**Task directions:** Leave out the pictures and reproduce all of the data exactly.

**Data block:**
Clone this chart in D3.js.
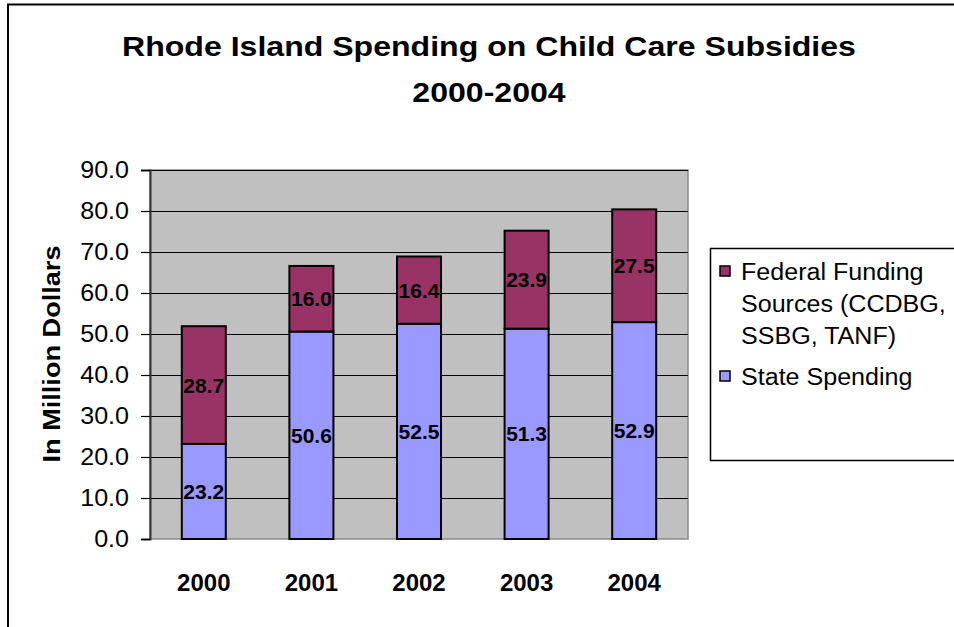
<!DOCTYPE html>
<html>
<head>
<meta charset="utf-8">
<script src="https://cdn.jsdelivr.net/npm/d3@7"></script>
<style>
  html, body { margin: 0; padding: 0; background: #fff; }
  svg { display: block; font-family: "Liberation Sans", Arial, sans-serif; }
</style>
</head>
<body>
<svg id="chart" width="954" height="627"></svg>
<script>
// Rhode Island child care subsidy spending, millions of dollars
const years = ["2000", "2001", "2002", "2003", "2004"];
const stateSpending = [23.2, 50.6, 52.5, 51.3, 52.9];
const federalFunding = [28.7, 16.0, 16.4, 23.9, 27.5];
const yTicks = [0, 10, 20, 30, 40, 50, 60, 70, 80, 90];
const titleLines = ["Rhode Island Spending on Child Care Subsidies", "2000-2004"];
const yTitle = "In Million Dollars";

const colors = { federal: "#993366", state: "#9999FF", plot: "#C0C0C0" };

const svg = d3.select("#chart");

// Widen a text element along its reading direction by factor k
function widen(sel, k) {
  sel.each(function () {
    const len = this.getComputedTextLength();
    d3.select(this).attr("textLength", len * k).attr("lengthAdjust", "spacingAndGlyphs");
  });
  return sel;
}

// Outer chart frame
svg.append("rect")
  .attr("x", 8).attr("y", 4.5).attr("width", 980).attr("height", 700)
  .attr("fill", "none").attr("stroke", "#000").attr("stroke-width", 2);

// Plot area
const plot = { left: 150, right: 688, top: 170, bottom: 539 };

const x = d3.scaleBand()
  .domain(years)
  .range([plot.left, plot.right])
  .paddingInner(0.591)
  .paddingOuter(0.2955);

const y = d3.scaleLinear().domain([0, 90]).range([plot.bottom, plot.top]);

svg.append("rect")
  .attr("x", plot.left).attr("y", plot.top)
  .attr("width", plot.right - plot.left).attr("height", plot.bottom - plot.top)
  .attr("fill", colors.plot).attr("stroke", "#8a8a8a").attr("stroke-width", 1.5);

// Horizontal gridlines
svg.append("g")
  .selectAll("line")
  .data(yTicks.filter(d => d > 0))
  .join("line")
  .attr("x1", plot.left).attr("x2", plot.right)
  .attr("y1", d => Math.round(y(d)) + 0.5).attr("y2", d => Math.round(y(d)) + 0.5)
  .attr("stroke", "#000").attr("stroke-width", 1);

// Stacked bars
const rows = years.map((yr, i) => ({ year: yr, state: stateSpending[i], federal: federalFunding[i] }));
const stack = d3.stack().keys(["state", "federal"])(rows);

const barG = svg.append("g");
stack.forEach(layer => {
  barG.append("g")
    .selectAll("rect")
    .data(layer)
    .join("rect")
    .attr("x", d => x(d.data.year))
    .attr("y", d => y(d[1]))
    .attr("width", x.bandwidth())
    .attr("height", d => y(d[0]) - y(d[1]))
    .attr("fill", colors[layer.key])
    .attr("stroke", "#000")
    .attr("stroke-width", 2);
});

// Segment value labels
stack.forEach(layer => {
  barG.append("g")
    .selectAll("text")
    .data(layer)
    .join("text")
    .attr("x", d => x(d.data.year) + x.bandwidth() / 2)
    .attr("y", d => (y(d[0]) + y(d[1])) / 2)
    .attr("dy", "0.36em")
    .attr("text-anchor", "middle")
    .attr("font-size", 21)
    .attr("font-weight", "bold")
    .attr("fill", "#000")
    .text(d => (d[1] - d[0]).toFixed(1));
});

// Y axis
const yAxis = svg.append("g")
  .attr("transform", `translate(${plot.left},0)`)
  .call(d3.axisLeft(y).tickValues(yTicks).tickFormat(d3.format(".1f")).tickSize(9).tickPadding(12));
yAxis.select(".domain").attr("stroke", "#333").attr("stroke-width", 2);
yAxis.selectAll(".tick line").attr("stroke", "#000").attr("stroke-width", 1.2);
yAxis.selectAll(".tick text")
  .attr("font-family", "Liberation Sans, Arial, sans-serif")
  .attr("font-size", 23)
  .attr("fill", "#000")
  .call(widen, 1.09);

// Category labels
svg.append("g")
  .selectAll("text")
  .data(years)
  .join("text")
  .attr("x", d => x(d) + x.bandwidth() / 2)
  .attr("y", 591)
  .attr("text-anchor", "middle")
  .attr("font-size", 24)
  .attr("font-weight", "bold")
  .text(d => d);

// Y axis title
svg.append("text")
  .attr("transform", "translate(60,354) rotate(-90)")
  .attr("text-anchor", "middle")
  .attr("font-size", 24)
  .attr("font-weight", "bold")
  .text(yTitle)
  .call(widen, 1.13);

// Title
svg.append("g")
  .selectAll("text")
  .data(titleLines)
  .join("text")
  .attr("x", 489)
  .attr("y", (d, i) => i === 0 ? 56 : 102)
  .attr("text-anchor", "middle")
  .attr("font-size", 28)
  .attr("font-weight", "bold")
  .text(d => d)
  .call(widen, 1.145);

// Legend
const legend = svg.append("g");
legend.append("rect")
  .attr("x", 710.5).attr("y", 248.5).attr("width", 300).attr("height", 212)
  .attr("fill", "#fff").attr("stroke", "#000").attr("stroke-width", 1.5);

const legendItems = [
  { key: "federal", lines: ["Federal Funding", "Sources (CCDBG,", "SSBG, TANF)"], y: 280 },
  { key: "state", lines: ["State Spending"], y: 385 }
];
legendItems.forEach(item => {
  legend.append("rect")
    .attr("x", 720).attr("y", item.y - 14).attr("width", 10).attr("height", 10)
    .attr("fill", colors[item.key]).attr("stroke", "#000").attr("stroke-width", 1.5);
  legend.append("g")
    .selectAll("text")
    .data(item.lines)
    .join("text")
    .attr("x", 741)
    .attr("y", (d, i) => item.y + i * 32)
    .attr("font-size", 23)
    .attr("fill", "#000")
    .text(d => d)
    .call(widen, 1.09);
});
</script>
</body>
</html>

**Answer to the task:**
Clone this chart in D3.js.
<!DOCTYPE html>
<html>
<head>
<meta charset="utf-8">
<script src="https://cdn.jsdelivr.net/npm/d3@7"></script>
<style>
  html, body { margin: 0; padding: 0; background: #fff; }
  svg { display: block; font-family: "Liberation Sans", Arial, sans-serif; }
</style>
</head>
<body>
<svg id="chart" width="954" height="627"></svg>
<script>
// Rhode Island child care subsidy spending, millions of dollars
const years = ["2000", "2001", "2002", "2003", "2004"];
const stateSpending = [23.2, 50.6, 52.5, 51.3, 52.9];
const federalFunding = [28.7, 16.0, 16.4, 23.9, 27.5];
const yTicks = [0, 10, 20, 30, 40, 50, 60, 70, 80, 90];
const titleLines = ["Rhode Island Spending on Child Care Subsidies", "2000-2004"];
const yTitle = "In Million Dollars";

const colors = { federal: "#993366", state: "#9999FF", plot: "#C0C0C0" };

const svg = d3.select("#chart");

// Widen a text element along its reading direction by factor k
function widen(sel, k) {
  sel.each(function () {
    const len = this.getComputedTextLength();
    d3.select(this).attr("textLength", len * k).attr("lengthAdjust", "spacingAndGlyphs");
  });
  return sel;
}

// Outer chart frame
svg.append("rect")
  .attr("x", 8).attr("y", 4.5).attr("width", 980).attr("height", 700)
  .attr("fill", "none").attr("stroke", "#000").attr("stroke-width", 2);

// Plot area
const plot = { left: 150, right: 688, top: 170, bottom: 539 };

const x = d3.scaleBand()
  .domain(years)
  .range([plot.left, plot.right])
  .paddingInner(0.591)
  .paddingOuter(0.2955);

const y = d3.scaleLinear().domain([0, 90]).range([plot.bottom, plot.top]);

svg.append("rect")
  .attr("x", plot.left).attr("y", plot.top)
  .attr("width", plot.right - plot.left).attr("height", plot.bottom - plot.top)
  .attr("fill", colors.plot).attr("stroke", "#8a8a8a").attr("stroke-width", 1.5);

// Horizontal gridlines
svg.append("g")
  .selectAll("line")
  .data(yTicks.filter(d => d > 0))
  .join("line")
  .attr("x1", plot.left).attr("x2", plot.right)
  .attr("y1", d => Math.round(y(d)) + 0.5).attr("y2", d => Math.round(y(d)) + 0.5)
  .attr("stroke", "#000").attr("stroke-width", 1);

// Stacked bars
const rows = years.map((yr, i) => ({ year: yr, state: stateSpending[i], federal: federalFunding[i] }));
const stack = d3.stack().keys(["state", "federal"])(rows);

const barG = svg.append("g");
stack.forEach(layer => {
  barG.append("g")
    .selectAll("rect")
    .data(layer)
    .join("rect")
    .attr("x", d => x(d.data.year))
    .attr("y", d => y(d[1]))
    .attr("width", x.bandwidth())
    .attr("height", d => y(d[0]) - y(d[1]))
    .attr("fill", colors[layer.key])
    .attr("stroke", "#000")
    .attr("stroke-width", 2);
});

// Segment value labels
stack.forEach(layer => {
  barG.append("g")
    .selectAll("text")
    .data(layer)
    .join("text")
    .attr("x", d => x(d.data.year) + x.bandwidth() / 2)
    .attr("y", d => (y(d[0]) + y(d[1])) / 2)
    .attr("dy", "0.36em")
    .attr("text-anchor", "middle")
    .attr("font-size", 21)
    .attr("font-weight", "bold")
    .attr("fill", "#000")
    .text(d => (d[1] - d[0]).toFixed(1));
});

// Y axis
const yAxis = svg.append("g")
  .attr("transform", `translate(${plot.left},0)`)
  .call(d3.axisLeft(y).tickValues(yTicks).tickFormat(d3.format(".1f")).tickSize(9).tickPadding(12));
yAxis.select(".domain").attr("stroke", "#333").attr("stroke-width", 2);
yAxis.selectAll(".tick line").attr("stroke", "#000").attr("stroke-width", 1.2);
yAxis.selectAll(".tick text")
  .attr("font-family", "Liberation Sans, Arial, sans-serif")
  .attr("font-size", 23)
  .attr("fill", "#000")
  .call(widen, 1.09);

// Category labels
svg.append("g")
  .selectAll("text")
  .data(years)
  .join("text")
  .attr("x", d => x(d) + x.bandwidth() / 2)
  .attr("y", 591)
  .attr("text-anchor", "middle")
  .attr("font-size", 24)
  .attr("font-weight", "bold")
  .text(d => d);

// Y axis title
svg.append("text")
  .attr("transform", "translate(60,354) rotate(-90)")
  .attr("text-anchor", "middle")
  .attr("font-size", 24)
  .attr("font-weight", "bold")
  .text(yTitle)
  .call(widen, 1.13);

// Title
svg.append("g")
  .selectAll("text")
  .data(titleLines)
  .join("text")
  .attr("x", 489)
  .attr("y", (d, i) => i === 0 ? 56 : 102)
  .attr("text-anchor", "middle")
  .attr("font-size", 28)
  .attr("font-weight", "bold")
  .text(d => d)
  .call(widen, 1.145);

// Legend
const legend = svg.append("g");
legend.append("rect")
  .attr("x", 710.5).attr("y", 248.5).attr("width", 300).attr("height", 212)
  .attr("fill", "#fff").attr("stroke", "#000").attr("stroke-width", 1.5);

const legendItems = [
  { key: "federal", lines: ["Federal Funding", "Sources (CCDBG,", "SSBG, TANF)"], y: 280 },
  { key: "state", lines: ["State Spending"], y: 385 }
];
legendItems.forEach(item => {
  legend.append("rect")
    .attr("x", 720).attr("y", item.y - 14).attr("width", 10).attr("height", 10)
    .attr("fill", colors[item.key]).attr("stroke", "#000").attr("stroke-width", 1.5);
  legend.append("g")
    .selectAll("text")
    .data(item.lines)
    .join("text")
    .attr("x", 741)
    .attr("y", (d, i) => item.y + i * 32)
    .attr("font-size", 23)
    .attr("fill", "#000")
    .text(d => d)
    .call(widen, 1.09);
});
</script>
</body>
</html>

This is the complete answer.